One thing Mercedes did not have to contend with in the repeat Austrian race was the gearbox drama that nearly proved to be so costly in the curtain raiser. After fitting new looms in an effort to fix the issue, which Wolff admitted after the Styrian event Mercedes was not "100% sure" it had solved, Hamilton and Bottas did not have to drive conservatively just to make the finish.

Given his starring, essentially faultless, drive, it seems appropriate to end with Hamilton's thoughts on his first win of the season, which gave him the chance to continue his commendable push for racial equality, with a raised fist as he climbed from his car and on the podium. He had needed to hit back after Bottas' first-race win and, after a slight blip with a subpar FP2 that stemmed from Mercedes experimenting with set-ups, he did so in style. Where there were errors a week before, there was just nothing but excellence.

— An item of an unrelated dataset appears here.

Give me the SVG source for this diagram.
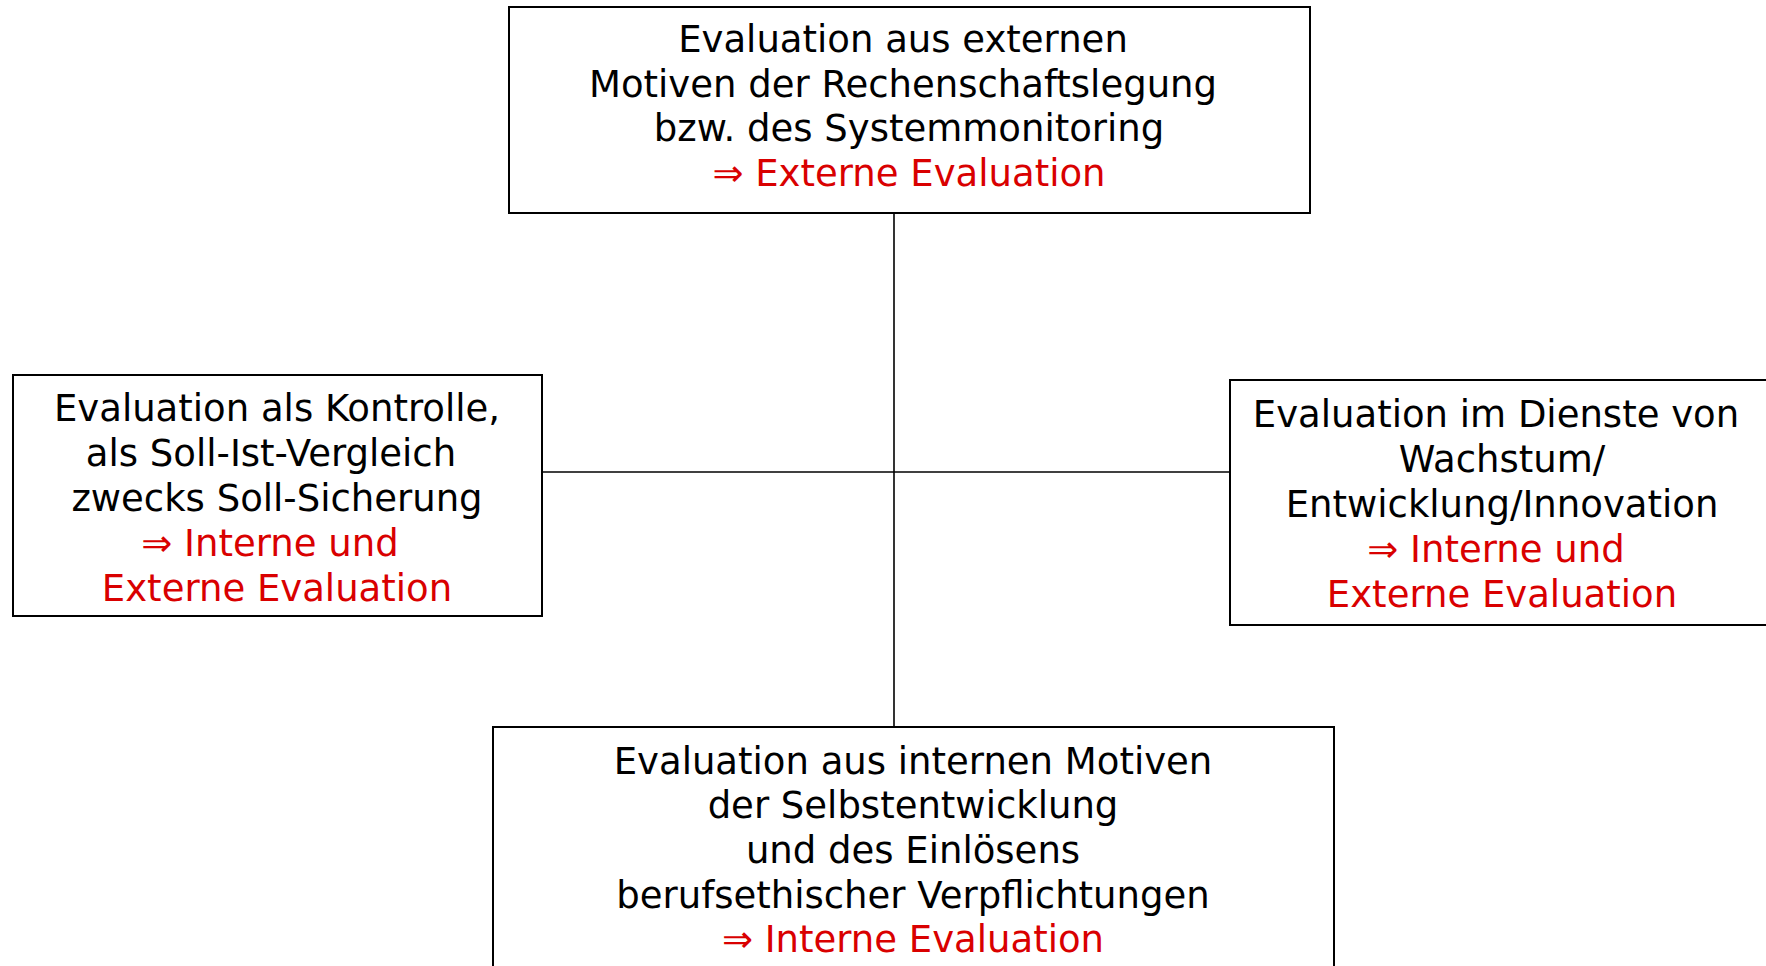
<svg xmlns="http://www.w3.org/2000/svg" width="1766" height="966" viewBox="0 0 1766 966">
<style>
.box{fill:#fff;stroke:#000;stroke-width:2}
.t{font-family:"DejaVu Sans",Verdana,sans-serif;font-size:37px;fill:#000;text-anchor:middle}
.r{fill:#d90000}
.c{stroke:#000;stroke-width:1.6;fill:none}
</style>
<rect width="1766" height="966" fill="#fff"/>
<g id="connectors">
<line class="c" x1="894" y1="213" x2="894" y2="727"/>
<line class="c" x1="542" y1="472" x2="1230" y2="472"/>
</g>
<g id="top">
<rect class="box" x="509" y="7" width="801" height="206"/>
<text class="t" x="903" y="52">Evaluation aus externen</text>
<text class="t" x="903" y="97">Motiven der Rechenschaftslegung</text>
<text class="t" x="909" y="141">bzw. des Systemmonitoring</text>
<text class="t r" x="909" y="186">⇒ Externe Evaluation</text>
</g>
<g id="left">
<rect class="box" x="13" y="375" width="529" height="241"/>
<text class="t" x="277" y="421">Evaluation als Kontrolle,</text>
<text class="t" x="271" y="466">als Soll-Ist-Vergleich</text>
<text class="t" x="277" y="511">zwecks Soll-Sicherung</text>
<text class="t r" x="270" y="556">⇒ Interne und</text>
<text class="t r" x="277" y="601">Externe Evaluation</text>
</g>
<g id="right">
<rect class="box" x="1230" y="380" width="545" height="245"/>
<text class="t" x="1496" y="427">Evaluation im Dienste von</text>
<text class="t" x="1502" y="472">Wachstum/</text>
<text class="t" x="1502" y="517">Entwicklung/Innovation</text>
<text class="t r" x="1496" y="562">⇒ Interne und</text>
<text class="t r" x="1502" y="607">Externe Evaluation</text>
</g>
<g id="bottom">
<rect class="box" x="493" y="727" width="841" height="260"/>
<text class="t" x="913" y="774">Evaluation aus internen Motiven</text>
<text class="t" x="913" y="818">der Selbstentwicklung</text>
<text class="t" x="913" y="863">und des Einlösens</text>
<text class="t" x="913" y="908">berufsethischer Verpflichtungen</text>
<text class="t r" x="913" y="952">⇒ Interne Evaluation</text>
</g>
</svg>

"It is much different starting from first than it is starting from fifth," Hamilton said as he compared his two race drives in Austria. "But I would say that I generally enjoy fighting for races from further back. That has been the way since I was a kid, since I first started karting, as I was always at the back in a shitty go-kart.

"Leading from the front is a different scenario but I'll definitely take it. It's a different type of management and a different type of race, perhaps not as fun for the fans to watch but I wouldn't say any less challenging on myself. Just different. I tried to perfect it the best way I could and I think I got everything I could and more."